++++ RECORD LIST ++++
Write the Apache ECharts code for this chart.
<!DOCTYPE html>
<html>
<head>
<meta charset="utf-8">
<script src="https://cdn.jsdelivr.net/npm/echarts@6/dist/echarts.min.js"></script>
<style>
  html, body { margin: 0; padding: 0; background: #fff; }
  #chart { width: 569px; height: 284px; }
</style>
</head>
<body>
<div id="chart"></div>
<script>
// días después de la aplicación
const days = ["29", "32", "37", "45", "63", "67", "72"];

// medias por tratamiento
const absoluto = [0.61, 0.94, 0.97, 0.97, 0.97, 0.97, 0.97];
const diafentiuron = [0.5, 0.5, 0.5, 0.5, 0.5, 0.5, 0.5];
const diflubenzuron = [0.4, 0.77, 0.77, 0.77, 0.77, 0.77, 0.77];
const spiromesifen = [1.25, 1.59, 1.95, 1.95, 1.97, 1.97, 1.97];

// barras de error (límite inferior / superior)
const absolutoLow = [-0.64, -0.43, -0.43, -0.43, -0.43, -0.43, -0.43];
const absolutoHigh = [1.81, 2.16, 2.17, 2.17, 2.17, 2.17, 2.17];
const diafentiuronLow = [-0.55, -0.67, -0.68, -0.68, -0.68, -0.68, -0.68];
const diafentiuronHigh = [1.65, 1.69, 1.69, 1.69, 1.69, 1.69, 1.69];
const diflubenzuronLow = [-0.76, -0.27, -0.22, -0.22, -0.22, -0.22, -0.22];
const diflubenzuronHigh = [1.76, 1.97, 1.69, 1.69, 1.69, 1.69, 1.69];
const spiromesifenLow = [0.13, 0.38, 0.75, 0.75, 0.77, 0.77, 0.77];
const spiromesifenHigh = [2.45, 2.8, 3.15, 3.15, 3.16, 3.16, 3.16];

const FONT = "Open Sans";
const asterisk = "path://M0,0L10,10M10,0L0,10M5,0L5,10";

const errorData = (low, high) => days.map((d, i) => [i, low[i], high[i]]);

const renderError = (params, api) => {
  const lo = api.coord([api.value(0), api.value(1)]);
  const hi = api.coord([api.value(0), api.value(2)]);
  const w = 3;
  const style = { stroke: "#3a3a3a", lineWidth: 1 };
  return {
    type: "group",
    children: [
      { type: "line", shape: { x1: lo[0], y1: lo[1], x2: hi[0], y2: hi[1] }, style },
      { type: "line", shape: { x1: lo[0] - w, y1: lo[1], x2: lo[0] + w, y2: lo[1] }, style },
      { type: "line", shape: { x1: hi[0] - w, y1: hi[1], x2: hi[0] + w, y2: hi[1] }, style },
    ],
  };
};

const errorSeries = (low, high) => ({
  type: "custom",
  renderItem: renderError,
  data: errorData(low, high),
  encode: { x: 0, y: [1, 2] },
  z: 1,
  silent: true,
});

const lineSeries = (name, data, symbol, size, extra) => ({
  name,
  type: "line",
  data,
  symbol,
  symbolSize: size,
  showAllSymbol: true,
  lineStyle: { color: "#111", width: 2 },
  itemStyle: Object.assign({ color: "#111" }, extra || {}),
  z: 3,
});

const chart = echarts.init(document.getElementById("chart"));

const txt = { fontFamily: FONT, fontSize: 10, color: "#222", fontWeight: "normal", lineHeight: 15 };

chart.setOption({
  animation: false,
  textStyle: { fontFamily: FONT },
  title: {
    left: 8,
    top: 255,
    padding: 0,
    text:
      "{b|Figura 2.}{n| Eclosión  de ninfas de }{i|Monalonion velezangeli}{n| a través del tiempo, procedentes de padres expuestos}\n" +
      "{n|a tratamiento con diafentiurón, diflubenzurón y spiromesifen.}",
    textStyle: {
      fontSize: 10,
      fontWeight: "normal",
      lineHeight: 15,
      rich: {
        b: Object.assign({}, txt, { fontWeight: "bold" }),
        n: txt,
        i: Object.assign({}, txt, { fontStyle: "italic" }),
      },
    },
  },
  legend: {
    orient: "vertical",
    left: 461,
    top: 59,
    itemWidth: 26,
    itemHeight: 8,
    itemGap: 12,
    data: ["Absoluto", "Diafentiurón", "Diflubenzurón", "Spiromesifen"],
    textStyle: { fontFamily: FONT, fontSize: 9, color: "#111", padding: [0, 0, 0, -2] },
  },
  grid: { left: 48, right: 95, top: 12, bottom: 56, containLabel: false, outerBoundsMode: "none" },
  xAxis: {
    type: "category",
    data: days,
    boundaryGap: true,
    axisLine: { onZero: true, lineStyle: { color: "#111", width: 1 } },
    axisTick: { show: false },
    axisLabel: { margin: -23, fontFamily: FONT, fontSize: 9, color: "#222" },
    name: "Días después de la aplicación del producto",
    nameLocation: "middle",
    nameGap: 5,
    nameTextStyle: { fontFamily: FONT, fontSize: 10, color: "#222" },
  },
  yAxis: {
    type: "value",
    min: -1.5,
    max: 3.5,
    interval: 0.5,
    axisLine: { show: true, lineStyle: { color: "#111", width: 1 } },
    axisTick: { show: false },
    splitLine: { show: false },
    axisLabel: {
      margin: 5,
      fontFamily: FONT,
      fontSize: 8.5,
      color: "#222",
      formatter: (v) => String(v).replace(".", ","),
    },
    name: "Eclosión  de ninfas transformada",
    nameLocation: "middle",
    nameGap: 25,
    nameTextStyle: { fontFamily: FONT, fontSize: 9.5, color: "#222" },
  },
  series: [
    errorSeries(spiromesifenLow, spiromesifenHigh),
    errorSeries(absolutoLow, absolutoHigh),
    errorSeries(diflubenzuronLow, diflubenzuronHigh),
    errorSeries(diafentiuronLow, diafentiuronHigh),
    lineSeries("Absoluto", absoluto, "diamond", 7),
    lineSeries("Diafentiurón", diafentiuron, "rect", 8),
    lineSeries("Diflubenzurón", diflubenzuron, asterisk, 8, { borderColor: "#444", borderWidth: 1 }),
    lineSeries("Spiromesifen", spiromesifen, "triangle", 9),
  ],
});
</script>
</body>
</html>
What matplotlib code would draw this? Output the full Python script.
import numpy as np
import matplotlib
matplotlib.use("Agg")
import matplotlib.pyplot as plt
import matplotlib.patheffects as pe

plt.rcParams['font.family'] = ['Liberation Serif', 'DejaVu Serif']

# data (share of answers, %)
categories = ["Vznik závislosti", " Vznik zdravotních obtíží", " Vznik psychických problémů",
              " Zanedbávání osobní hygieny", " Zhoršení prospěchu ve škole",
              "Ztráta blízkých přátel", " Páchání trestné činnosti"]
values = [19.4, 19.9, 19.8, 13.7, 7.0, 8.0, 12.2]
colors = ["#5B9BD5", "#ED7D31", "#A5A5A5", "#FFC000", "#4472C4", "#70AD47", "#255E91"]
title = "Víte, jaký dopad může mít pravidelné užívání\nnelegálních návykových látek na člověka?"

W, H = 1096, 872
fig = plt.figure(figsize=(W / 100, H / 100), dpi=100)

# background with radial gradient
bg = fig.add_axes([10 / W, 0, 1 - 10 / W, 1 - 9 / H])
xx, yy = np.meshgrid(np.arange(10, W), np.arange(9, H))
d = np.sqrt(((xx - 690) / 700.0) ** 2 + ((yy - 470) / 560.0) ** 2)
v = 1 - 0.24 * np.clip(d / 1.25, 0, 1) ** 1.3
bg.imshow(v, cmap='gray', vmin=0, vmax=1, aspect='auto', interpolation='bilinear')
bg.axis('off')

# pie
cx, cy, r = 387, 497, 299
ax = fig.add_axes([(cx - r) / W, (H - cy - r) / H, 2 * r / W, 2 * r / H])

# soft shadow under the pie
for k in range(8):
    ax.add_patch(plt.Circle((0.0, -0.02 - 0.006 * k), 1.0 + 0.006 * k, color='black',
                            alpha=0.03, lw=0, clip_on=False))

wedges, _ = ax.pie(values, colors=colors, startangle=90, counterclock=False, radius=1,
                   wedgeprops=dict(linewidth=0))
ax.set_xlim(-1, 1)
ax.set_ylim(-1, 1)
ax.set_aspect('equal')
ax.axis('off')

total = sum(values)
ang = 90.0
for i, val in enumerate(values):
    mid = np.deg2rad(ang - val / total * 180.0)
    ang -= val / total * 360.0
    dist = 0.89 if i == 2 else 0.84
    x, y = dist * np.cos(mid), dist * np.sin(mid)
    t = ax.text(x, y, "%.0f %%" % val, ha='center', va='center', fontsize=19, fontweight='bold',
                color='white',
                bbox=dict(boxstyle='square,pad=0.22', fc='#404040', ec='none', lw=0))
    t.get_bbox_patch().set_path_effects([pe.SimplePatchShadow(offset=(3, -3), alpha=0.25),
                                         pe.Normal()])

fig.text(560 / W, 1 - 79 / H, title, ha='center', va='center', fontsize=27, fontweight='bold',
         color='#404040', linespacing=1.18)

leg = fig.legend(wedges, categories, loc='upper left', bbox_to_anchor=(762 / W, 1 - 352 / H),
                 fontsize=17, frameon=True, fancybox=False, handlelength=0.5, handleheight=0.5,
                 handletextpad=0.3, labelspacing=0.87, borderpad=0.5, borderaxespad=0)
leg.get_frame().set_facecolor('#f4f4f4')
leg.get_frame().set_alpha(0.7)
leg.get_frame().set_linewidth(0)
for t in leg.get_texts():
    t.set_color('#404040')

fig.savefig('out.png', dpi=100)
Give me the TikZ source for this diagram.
++++
DIRECTIVE: Return, word for word, every line from the top of the entries down to the line that holds "const spiromesifen = [1.25, 1.59, 1.95, 1.95, 1.97, 1.97, 1.97];", both included.

THE SOLUTION:
Write the Apache ECharts code for this chart.
<!DOCTYPE html>
<html>
<head>
<meta charset="utf-8">
<script src="https://cdn.jsdelivr.net/npm/echarts@6/dist/echarts.min.js"></script>
<style>
  html, body { margin: 0; padding: 0; background: #fff; }
  #chart { width: 569px; height: 284px; }
</style>
</head>
<body>
<div id="chart"></div>
<script>
// días después de la aplicación
const days = ["29", "32", "37", "45", "63", "67", "72"];

// medias por tratamiento
const absoluto = [0.61, 0.94, 0.97, 0.97, 0.97, 0.97, 0.97];
const diafentiuron = [0.5, 0.5, 0.5, 0.5, 0.5, 0.5, 0.5];
const diflubenzuron = [0.4, 0.77, 0.77, 0.77, 0.77, 0.77, 0.77];
const spiromesifen = [1.25, 1.59, 1.95, 1.95, 1.97, 1.97, 1.97];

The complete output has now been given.